Облак, как мышь, побежал и взмахнул В небо огромным хвостом, Словно яйцо расколовшись, скользнул Месяц за дальним холмом…

Это было прямо по теме. И Кузнецов понимал, чувствовал, что мы здесь действительно имеем дело с обломками какого-то древнего, возможно гигантского мифа. А все варианты на тему его — это и есть те самые осколочки, что публикуются и выдаются за детские сказки. Не мог он этого не понимать.

Но и отступить не мог.

И тогда, прямо по-детски, уже в который раз он прокричал — «Да эту сказку все дети знают!.. мои дети знают её… Анечка!» — крикнул он в соседнюю комнату, и, весело пританцовывая, влетела в зал прелестная задорная девчушка лет семи. — «Анечка, ты же знаешь сказку про Курочку-рябу?.. ну вот, прочти её нам…» Но Анечка, всё также пританцовывая, внимательно разглядывала книги и фотографии на столе. Увидела мою книжку стихов, недавно вышедшую и только нынче подаренную Кузнецову, сравнила фотографию на обложке с моим лицом, и весело, звонко спросила: — «А вы сколько денежек получили за свою книжку?». Мы все рассмеялись, и я ответил — «Целых полторы тысячи рублей!» (Крепких, советских ещё рублей). И тогда Анечка торжествующе, с гордостью за отца выкликнула: — «А мой папа целых семь тысяч!» И — победно прокрутившись на одной ножке, также весело вытанцевала из комнаты. Юрий Поликарпович, любовно поглядывая вослед дочурке, с явно наиграннной досадливостью что-то пробурчал, махнул рукой, и снова наполнил рюмки.

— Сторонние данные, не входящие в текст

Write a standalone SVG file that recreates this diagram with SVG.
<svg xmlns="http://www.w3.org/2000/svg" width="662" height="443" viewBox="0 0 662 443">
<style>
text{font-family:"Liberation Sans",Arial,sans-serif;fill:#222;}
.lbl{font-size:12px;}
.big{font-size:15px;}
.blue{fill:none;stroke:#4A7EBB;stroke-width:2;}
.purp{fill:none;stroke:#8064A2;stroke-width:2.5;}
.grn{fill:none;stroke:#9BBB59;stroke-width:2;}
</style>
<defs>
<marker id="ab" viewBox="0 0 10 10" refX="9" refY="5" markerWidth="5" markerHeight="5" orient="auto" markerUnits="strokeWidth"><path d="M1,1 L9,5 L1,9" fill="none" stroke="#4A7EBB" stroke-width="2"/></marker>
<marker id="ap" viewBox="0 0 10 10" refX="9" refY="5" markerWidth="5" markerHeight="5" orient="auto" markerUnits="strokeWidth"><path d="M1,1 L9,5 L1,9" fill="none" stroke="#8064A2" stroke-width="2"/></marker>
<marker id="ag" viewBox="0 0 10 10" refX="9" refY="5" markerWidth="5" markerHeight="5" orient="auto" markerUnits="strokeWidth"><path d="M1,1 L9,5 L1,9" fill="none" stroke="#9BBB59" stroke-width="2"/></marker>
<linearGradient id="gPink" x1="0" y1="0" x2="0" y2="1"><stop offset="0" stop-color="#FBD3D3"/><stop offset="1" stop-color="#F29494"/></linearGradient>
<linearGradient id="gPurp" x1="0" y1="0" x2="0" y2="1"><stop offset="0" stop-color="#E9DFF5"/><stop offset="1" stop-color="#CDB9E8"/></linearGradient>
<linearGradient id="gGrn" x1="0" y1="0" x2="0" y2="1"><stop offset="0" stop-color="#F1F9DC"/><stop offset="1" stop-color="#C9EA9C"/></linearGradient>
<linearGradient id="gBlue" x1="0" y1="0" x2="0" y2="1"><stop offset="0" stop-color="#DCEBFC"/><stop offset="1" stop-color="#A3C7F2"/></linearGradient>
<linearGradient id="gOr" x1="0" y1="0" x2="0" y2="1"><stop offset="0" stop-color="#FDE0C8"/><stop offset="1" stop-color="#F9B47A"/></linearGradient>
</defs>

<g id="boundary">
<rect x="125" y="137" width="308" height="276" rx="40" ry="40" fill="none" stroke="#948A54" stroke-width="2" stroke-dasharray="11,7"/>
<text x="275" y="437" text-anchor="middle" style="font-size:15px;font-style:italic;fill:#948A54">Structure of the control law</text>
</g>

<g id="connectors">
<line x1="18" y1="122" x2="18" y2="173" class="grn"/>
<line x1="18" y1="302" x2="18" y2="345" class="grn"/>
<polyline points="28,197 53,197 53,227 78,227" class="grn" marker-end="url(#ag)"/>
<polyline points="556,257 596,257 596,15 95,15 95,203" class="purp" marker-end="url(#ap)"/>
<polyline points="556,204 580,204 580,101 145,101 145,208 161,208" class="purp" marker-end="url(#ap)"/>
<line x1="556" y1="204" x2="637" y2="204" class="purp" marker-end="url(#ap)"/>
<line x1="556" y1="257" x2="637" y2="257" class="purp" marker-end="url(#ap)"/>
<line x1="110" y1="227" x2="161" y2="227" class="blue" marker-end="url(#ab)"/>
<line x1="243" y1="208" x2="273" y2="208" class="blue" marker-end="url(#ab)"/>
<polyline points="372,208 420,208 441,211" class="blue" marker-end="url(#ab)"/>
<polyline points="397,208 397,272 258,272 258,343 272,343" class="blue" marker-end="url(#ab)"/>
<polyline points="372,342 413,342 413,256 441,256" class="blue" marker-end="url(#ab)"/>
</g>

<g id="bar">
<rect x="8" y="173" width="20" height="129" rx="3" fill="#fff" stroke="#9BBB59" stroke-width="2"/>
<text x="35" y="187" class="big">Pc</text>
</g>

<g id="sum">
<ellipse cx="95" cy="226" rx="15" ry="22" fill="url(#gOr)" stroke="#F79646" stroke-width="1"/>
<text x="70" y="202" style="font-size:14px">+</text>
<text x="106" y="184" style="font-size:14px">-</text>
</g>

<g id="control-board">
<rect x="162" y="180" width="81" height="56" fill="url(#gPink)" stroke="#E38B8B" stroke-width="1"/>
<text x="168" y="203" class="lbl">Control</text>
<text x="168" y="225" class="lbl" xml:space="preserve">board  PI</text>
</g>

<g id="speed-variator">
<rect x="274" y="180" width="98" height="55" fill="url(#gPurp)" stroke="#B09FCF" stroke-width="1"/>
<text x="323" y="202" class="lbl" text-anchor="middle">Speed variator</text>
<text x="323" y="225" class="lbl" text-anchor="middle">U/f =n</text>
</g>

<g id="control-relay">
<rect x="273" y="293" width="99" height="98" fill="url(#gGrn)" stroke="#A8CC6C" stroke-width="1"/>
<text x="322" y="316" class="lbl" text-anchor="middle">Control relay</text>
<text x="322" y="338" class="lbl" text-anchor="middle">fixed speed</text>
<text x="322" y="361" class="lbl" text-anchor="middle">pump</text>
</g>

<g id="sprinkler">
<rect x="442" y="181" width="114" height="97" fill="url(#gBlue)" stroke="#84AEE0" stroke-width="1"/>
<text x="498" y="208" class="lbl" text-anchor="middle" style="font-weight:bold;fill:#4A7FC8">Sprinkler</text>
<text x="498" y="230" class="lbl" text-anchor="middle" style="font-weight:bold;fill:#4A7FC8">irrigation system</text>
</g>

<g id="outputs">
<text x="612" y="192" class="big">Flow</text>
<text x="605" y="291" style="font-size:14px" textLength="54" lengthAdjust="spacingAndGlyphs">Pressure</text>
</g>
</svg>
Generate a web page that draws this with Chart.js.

Спору нашему не предвиделось конца. Батима с лёгкой опаской поглядывала на разошедшихся спорщиков, подливала наваристой бараньей шурпы в чашки, но дело уже было не во мне — сам Кузнецов не желал прекращать разговор. Он всё пытался доказать сугубо «земное» происхождение сказки, приводил примеры того, как иногда куры в самом деле, от нехватки каких-то минералов и солей, несли золотые (точнее, наверное, — золотушные) яйца, но сам чувствовал — это не то, не совсем то, что ему хотелось сказать по истинной сути. И я, чтобы поскорее завершить разговор — надо же было пощадить хозяев, уже за полночь перевалило, — привёл ещё один, апокрифический извод сказки. Страшный извод, явно апокалиптический. В нём не было ни золотого, ни простого яйца, а было яйцо: «Пестро, востро, костяно, мудрено», узнав о котором, сельская прачка бельё в реке утопила, а дьякон колокола со звонницы сбросил, а поп — все книги сжёг! Об этом варианте Кузнецов, кажется, не знал. Он только покачал — как-то горестно-восхищённо — покачал головой и, ни слова не говоря, прямиком отправился в спальню.